__Given material__.
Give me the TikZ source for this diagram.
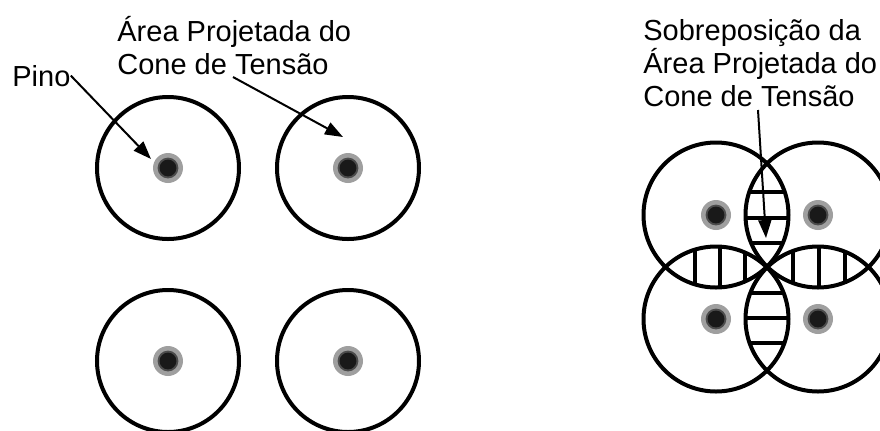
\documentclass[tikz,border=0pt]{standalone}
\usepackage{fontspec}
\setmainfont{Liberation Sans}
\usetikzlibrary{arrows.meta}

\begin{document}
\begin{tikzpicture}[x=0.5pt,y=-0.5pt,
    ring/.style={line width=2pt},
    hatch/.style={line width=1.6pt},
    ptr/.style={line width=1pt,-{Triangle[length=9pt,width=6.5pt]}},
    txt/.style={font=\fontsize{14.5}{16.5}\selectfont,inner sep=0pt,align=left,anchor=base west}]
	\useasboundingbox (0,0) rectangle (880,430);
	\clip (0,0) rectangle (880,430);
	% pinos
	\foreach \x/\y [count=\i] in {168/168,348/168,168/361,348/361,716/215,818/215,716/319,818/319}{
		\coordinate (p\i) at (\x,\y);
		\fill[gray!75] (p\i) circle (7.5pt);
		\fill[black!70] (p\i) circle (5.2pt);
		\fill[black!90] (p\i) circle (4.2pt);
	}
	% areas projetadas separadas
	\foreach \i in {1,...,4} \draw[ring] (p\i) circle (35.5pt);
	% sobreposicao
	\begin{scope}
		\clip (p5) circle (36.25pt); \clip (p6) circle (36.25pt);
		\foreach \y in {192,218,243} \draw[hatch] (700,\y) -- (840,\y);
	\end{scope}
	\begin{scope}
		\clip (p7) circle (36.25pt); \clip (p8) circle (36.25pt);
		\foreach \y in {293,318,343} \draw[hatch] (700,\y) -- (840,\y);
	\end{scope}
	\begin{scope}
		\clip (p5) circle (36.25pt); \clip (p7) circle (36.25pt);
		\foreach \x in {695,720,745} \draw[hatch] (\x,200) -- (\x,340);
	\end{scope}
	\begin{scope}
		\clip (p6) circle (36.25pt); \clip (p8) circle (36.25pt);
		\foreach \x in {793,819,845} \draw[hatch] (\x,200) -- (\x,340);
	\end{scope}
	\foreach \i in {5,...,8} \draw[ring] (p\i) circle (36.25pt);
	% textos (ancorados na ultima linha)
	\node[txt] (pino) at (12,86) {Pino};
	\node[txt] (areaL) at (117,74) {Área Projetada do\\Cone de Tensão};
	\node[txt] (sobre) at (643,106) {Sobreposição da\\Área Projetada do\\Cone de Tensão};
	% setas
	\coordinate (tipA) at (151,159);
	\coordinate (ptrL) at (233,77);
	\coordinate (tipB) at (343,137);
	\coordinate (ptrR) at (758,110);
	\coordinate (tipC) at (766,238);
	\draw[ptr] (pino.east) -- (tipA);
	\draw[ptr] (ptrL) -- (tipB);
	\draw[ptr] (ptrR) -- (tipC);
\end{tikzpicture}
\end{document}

__Direction__. Reproduce the material above verbatim; omit every picture.

__Final result__.
Give me the TikZ source for this diagram.
\documentclass[tikz,border=0pt]{standalone}
\usepackage{fontspec}
\setmainfont{Liberation Sans}
\usetikzlibrary{arrows.meta}

\begin{document}
\begin{tikzpicture}[x=0.5pt,y=-0.5pt,
    ring/.style={line width=2pt},
    hatch/.style={line width=1.6pt},
    ptr/.style={line width=1pt,-{Triangle[length=9pt,width=6.5pt]}},
    txt/.style={font=\fontsize{14.5}{16.5}\selectfont,inner sep=0pt,align=left,anchor=base west}]
	\useasboundingbox (0,0) rectangle (880,430);
	\clip (0,0) rectangle (880,430);
	% pinos
	\foreach \x/\y [count=\i] in {168/168,348/168,168/361,348/361,716/215,818/215,716/319,818/319}{
		\coordinate (p\i) at (\x,\y);
		\fill[gray!75] (p\i) circle (7.5pt);
		\fill[black!70] (p\i) circle (5.2pt);
		\fill[black!90] (p\i) circle (4.2pt);
	}
	% areas projetadas separadas
	\foreach \i in {1,...,4} \draw[ring] (p\i) circle (35.5pt);
	% sobreposicao
	\begin{scope}
		\clip (p5) circle (36.25pt); \clip (p6) circle (36.25pt);
		\foreach \y in {192,218,243} \draw[hatch] (700,\y) -- (840,\y);
	\end{scope}
	\begin{scope}
		\clip (p7) circle (36.25pt); \clip (p8) circle (36.25pt);
		\foreach \y in {293,318,343} \draw[hatch] (700,\y) -- (840,\y);
	\end{scope}
	\begin{scope}
		\clip (p5) circle (36.25pt); \clip (p7) circle (36.25pt);
		\foreach \x in {695,720,745} \draw[hatch] (\x,200) -- (\x,340);
	\end{scope}
	\begin{scope}
		\clip (p6) circle (36.25pt); \clip (p8) circle (36.25pt);
		\foreach \x in {793,819,845} \draw[hatch] (\x,200) -- (\x,340);
	\end{scope}
	\foreach \i in {5,...,8} \draw[ring] (p\i) circle (36.25pt);
	% textos (ancorados na ultima linha)
	\node[txt] (pino) at (12,86) {Pino};
	\node[txt] (areaL) at (117,74) {Área Projetada do\\Cone de Tensão};
	\node[txt] (sobre) at (643,106) {Sobreposição da\\Área Projetada do\\Cone de Tensão};
	% setas
	\coordinate (tipA) at (151,159);
	\coordinate (ptrL) at (233,77);
	\coordinate (tipB) at (343,137);
	\coordinate (ptrR) at (758,110);
	\coordinate (tipC) at (766,238);
	\draw[ptr] (pino.east) -- (tipA);
	\draw[ptr] (ptrL) -- (tipB);
	\draw[ptr] (ptrR) -- (tipC);
\end{tikzpicture}
\end{document}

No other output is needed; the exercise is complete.